Also this week (nudged by International Coaching Week) I’ve been looking again at some of the books that have influenced my coaching. Challenging Coaching by John Blakey and Ian Day is one of them. 

As I listened to the talk, wanting to expand my understanding of the work being done, and still to be done around Inclusion and Diversity in the workplace, I was thinking about this book and about being a coach and thinking partner that “speaks their truth” in service of both support and challenge for my clients. 

“CERTAIN CHARACTERISTICS, BELIEFS AND BEHAVIOURS ENABLE A CHALLENGING COACH TO SPREAD THEIR TRUTH AND FACE THE FACTS. THESE INCLUDE…

STEPPING IN ON BEHALF OF ABSENT STAKEHOLDERS AND THE COMMON GOOD AND TAKING THE RISK OF UPSETTING THE STATUS QUO.”

-BLAKEY & DAY

I believe that as a coach I have a role to play (if contracted for and that is of course key) in supporting and challenging leaders to uncover unconscious bias, and of course that work entails continuing to work at uncovering my own. Supporting and challenging them too, to have important and challenging conversations with colleagues and themselves and to truly test the implications of their actions (or lack of action) against a range of questions and taking account of the whole system we all live and work in. This has really got me thinking this week, and looking forward to thinking it through more in supervision and in conversation with coaching colleagues.

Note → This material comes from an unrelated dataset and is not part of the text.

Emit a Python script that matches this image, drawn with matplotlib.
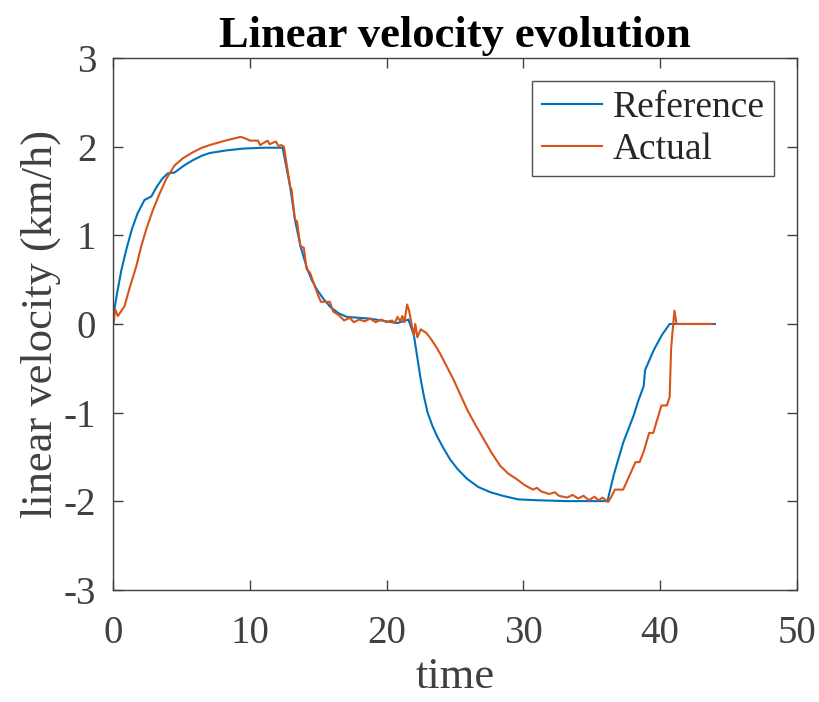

While I’m on the subject, another reason for attending the talk was as a passionate governor of Oakley School. I am keen to work with business leaders in our town to ensure that we really are creating appropriate opportunities for young adults with special needs, graduating from our school and college with skills to be utilised, a contribution to make and a wish to do so. Again, the talk was incredibly useful. I’m also aware that thinking about offering work placements to young people with special needs might involve asking questions people are worried about asking in case they say the ‘wrong’ thing – I know I worried about that when I joined. As coaches we create safe and confidential spaces every day for important work to happen – so it strikes me there is something I can usefully do here, and the conversations I’m already having makes me hopeful that we can build on the strong links and successful work placements that have already been achieved. There is always more we can do!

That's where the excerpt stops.